Wednesday, November 29, 2006

Chapter 6: Jews, Deists, and Christians

Different chapters of Jerusalem are addressed to different audiences: one to the general public, one to the Jews, one to the Deists of Blake's time, and the last one to the Christians. Up to now we have not looked at the different language and imagery relating specifically to the three religious groups..If what we have seen of the spectre relates to the Jungian shadow, and his feminine figures to the anima, then the next set of images clearly are in the realm of the Jungian Self.

First, let me give examples of specifically Jewish references. Most impressive is the fantastic chariot of Plate 41. Critics differ on what it is. Most plausibly, I think, it is Blake's version of Ezekiel's vision of the Merkabah, the celestial chariot, drawn by four creatures in the form of men:

What a fantastic vision this is! The wheels and traces are serpents, the unicorn-oxen are ridden by men or demons with eagles wings, and next to Jehovah is his meek little spouse Hokmah, Wisdom. In the poem, it could be Albion (as Urizen) and Jerusalem. The unicorns are a reference to Job

Similar beasts of burdne appear in another etching (Plate 29); this time, they are lions pulling a plow. They are the slaves of a Urizen-like task-master who himself works hard. At 41:14 Blake speaks of "the plow of Jehovah." And in other places he calls Urizen th eplowman. Erdman sees here the Spectre's contempt for philosophers who "plow"--i.e. engrave--their visions, Blake's Spectre who says he is wasting his life.

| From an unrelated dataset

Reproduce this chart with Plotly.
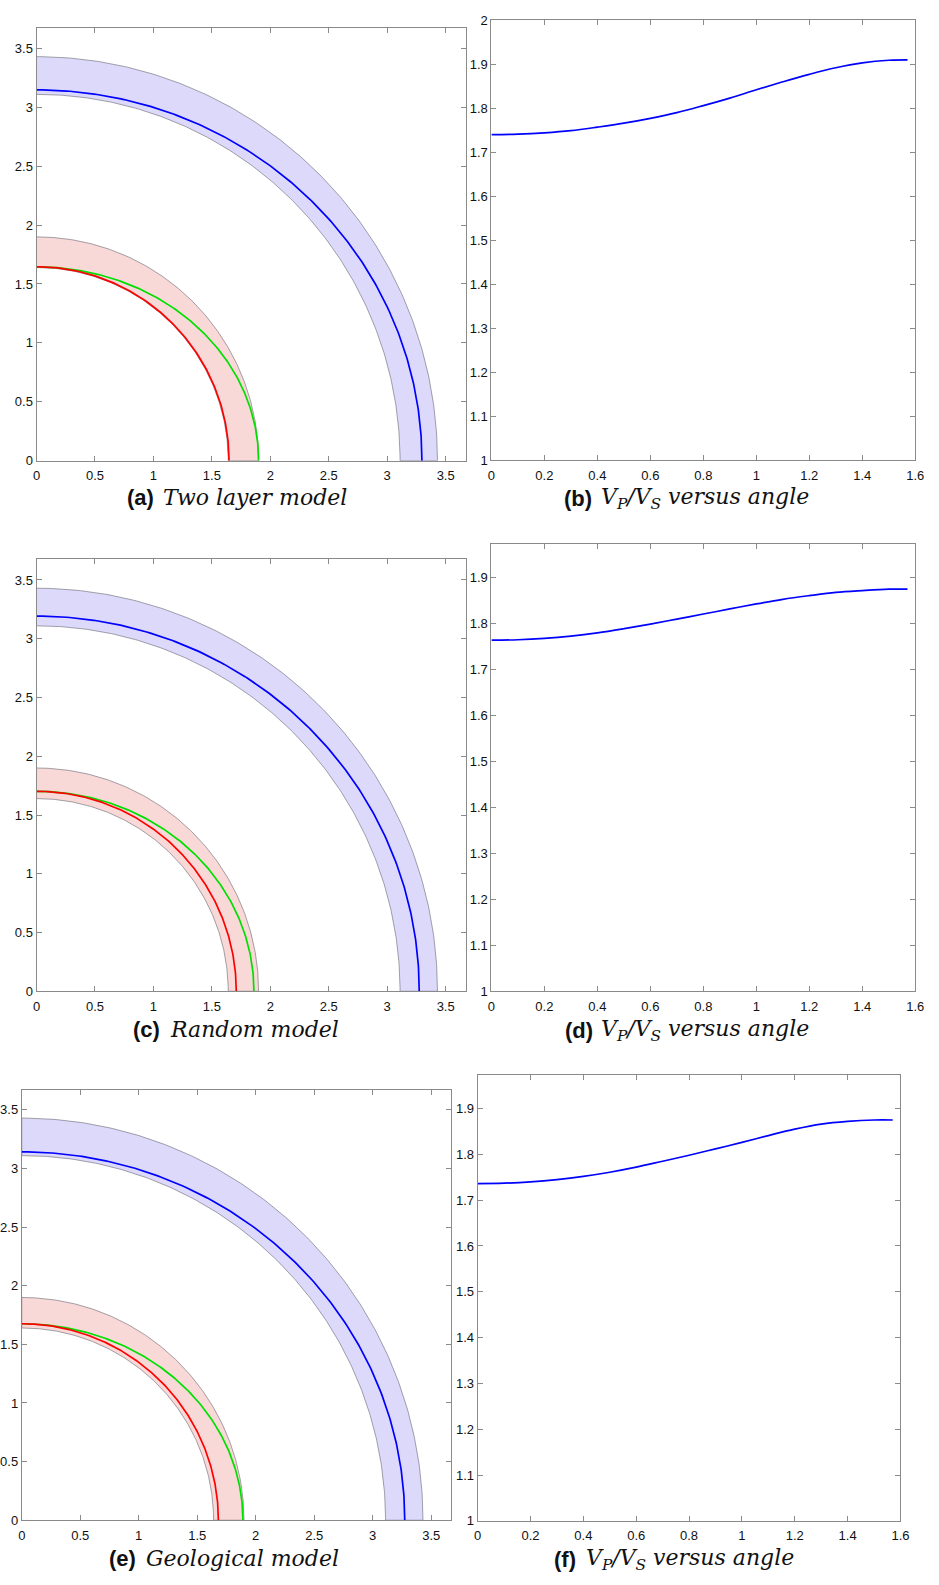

Other etchings draw from stories in the Old Testament. One is at the beginning of the chapter entitled "To the Jews." The large figure is probably Abraham, whom Blake says on the same page "flees from Chaldea shaking his goary locks" (15:28). As for the lower figures, the way it grows out of a tree root suggests it stands for the "brethren" that Reuben, one of the sons of Albion, "enroots in the narrow Canaanite." (15:27). It could also stand for "Hyle and Hand enrooted into Jerusalem by a fibre" (15:1). Erdman theorizes that these vegetated forces are trying to stop Abraham's progress. The result is tantamount to crucifixion, on both sides, as the two pairs of outstretched arms suggest. The picture is thus symbolic of how the forces under Vala's power try to impede the prophet, whether Abraham or Blake. The buildings in the background are then the "schools and universities" of 15:14, which oppress true intellect (Plate 15):

For Erdman the picture suggests another scene as well, the sacrifice of Isaac, with the lower figure as the ram caught in the thicket. I see the lower figure as Isaac himself, about to be sacrificed by Abraham as the representative of Urizen. The elongated features emphasize Abraham's despair at such a cruel god, to have devised such a test of loyalty. The university and church in the background serve the same oppressive God. Then the vegetative character of Isaac is simply fallen man's helpless obedience, like that of the sons of Albion.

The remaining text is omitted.